Les actions menées par le MNK lors de ce fameux match du 20 novembre 2021 montrent aussi que les supporters constituent un capital à part entière (qu’ils peuvent contribuer à bonifier) au même titre que le capital humain (les joueurs) ou le capital marque (le club). En tant que capital immatériel, les supporters de la tribune Borrelli ont prouvé qu’ils ont le pouvoir de valoriser l’image et la notoriété de leur club. Cet empowerment, qui consiste à exercer un certain pouvoir, est mesurable : par exemple, les entraîneurs des clubs adverses n’hésitent pas à relayer publiquement l’influence positive des supporters caennais, tels que Bruno Irles, l’entraineur de Quevilly-Rouen-Métropole (aujourd’hui entraineur de Troyes) : « ça fait plaisir de voir qu’on peut avoir des vrais supporters qui savent aussi manier le second degré et ne sont pas uniquement dans la haine de l’adversaire. Je suis un peu les réseaux sociaux, et c’est sympa, parce qu’ils font passer le message : ils disent que c’est nul quand ça l’est, mais tu n’es pas obligé non plus d’utiliser la violence verbale ou physique pour le faire. Cela dénote une certaine intelligence de la part des supporters ». L’empowerment associé à l’intelligence collective montre ainsi son efficacité : dès lors qu’un groupe prend conscience de sa faculté à influer sur les évènements via la confrontation des expertises individuelles des membres qui le compose, il contribue à créer de valeur. Par exemple, les décisions qui résultent des différentes interactions sont susceptibles de peser positivement sur l’attractivité de l’organisation. Ainsi, le surcroît de notoriété issu des initiatives portées par le groupe de supporters MNK est de nature à rejaillir sur l’image du club et par extension, à inciter de nouveaux partenaires à investir dans le club malherbiste.
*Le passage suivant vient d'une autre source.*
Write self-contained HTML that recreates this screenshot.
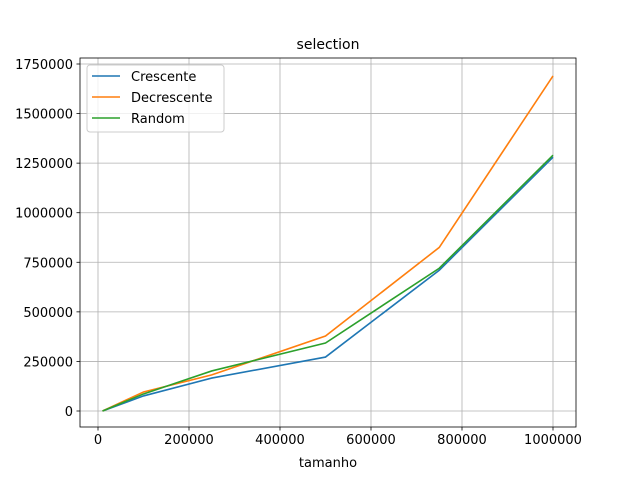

La culture des entreprises gagnerait ainsi à promouvoir un type de management qui s’articule autour de quelques axes clés : l’humour plutôt que les réprimandes, la bienveillance plutôt que la contrainte, la valorisation de l’intelligence collective plutôt que la quête de la division (pour mieux régner), la promotion de l’empowerment plutôt que le contrôle.